Now that you have both longitude and latitude coordinates for Crandon Park, nobody should get lost on the way there. Just make sure your GPS unit is working properly. This is important, so please pay attention:

*Enter the park via the South entrance.

*We are gathered at Pavillion Number 6.

*The festivities begin at 11:00 AM - Eleven-Hundred Hours - continuing until sundown.

*The parking fee is $5 - that is all you have to shell out for, except for whatever else you wish to spend on vittles, drinks, suntan lotion, anything else you can think of requiring deflated dollars.

*Speaking of drinks: the Authorities say "no glass containers." This is strictly enforced. Fortunately, beer also comes in cans, and wine can even be purchased in cartons. Soft drinks come in cans, plastic, goatskin bags - no, wait - that's for wine.

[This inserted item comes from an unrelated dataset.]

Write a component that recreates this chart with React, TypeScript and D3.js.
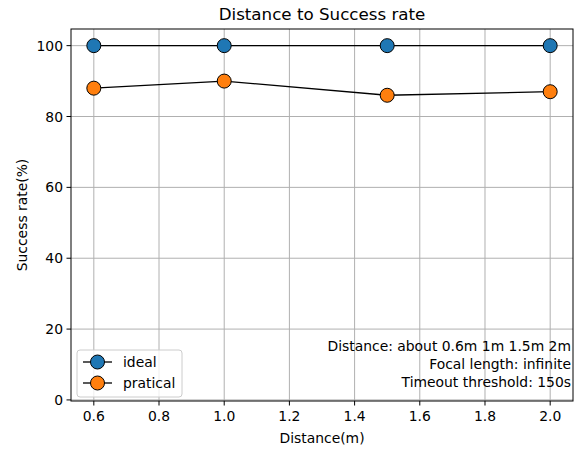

Bottom line: no glass, no problem.

Speaking of vittles, food, rations, alimentos, essen, τρόφιμα, 食糧, there is a nice concession stand nearby, with a good selection of palate pleasers. The concessionaire was kind enough to provide us with his current menu - he is obviously a good businessman - and we reproduce it here for your convenience.

Contrary to popular belief, speculation, or rumor, no member of the Infernal Committee gets a commission if you do business with Toby. We do not even get a nickel from Visa or Mastercard, if you decide to charge the food order. Needless to say, feel free to provide your own eats, homemade or otherwise. Ditto for libations - if these be homemade, we must conclude you've got moonshine makin' skills. We won't tell if you share.

For more information on Crandon Park, if what is posted here is insufficient, check out the useful Dade County Parks and Recreation web site.

Well, think this is enough for now - do not want to overwhelm anyone with TMI - "Too Much Information." We will do our best to keep you current and well-informed. In the interest of finding and hopefully reuniting with as many of our former classmates and friends, soon a list of those we call our Lost Classmates and Lost Souls will be published here. Lost Classmates is a self-defined term; Nelson coined the Lost Souls moniker for those who attended Immaculata-LaSalle for a year, two, or three but left before graduation. We would like to extend an invitation for them to join our joyful festivities; these were people with whom we shared other common connections - perhaps they went to elementary school with us, Sts. Peter and Paul being one - quite a few of us hailed from there; some we even shared schools with in other countries, such as Baldor Academy in Havana. They were, and are still, our friends. At least it would be nice to know life has, hopefully, treated them kindly and gently.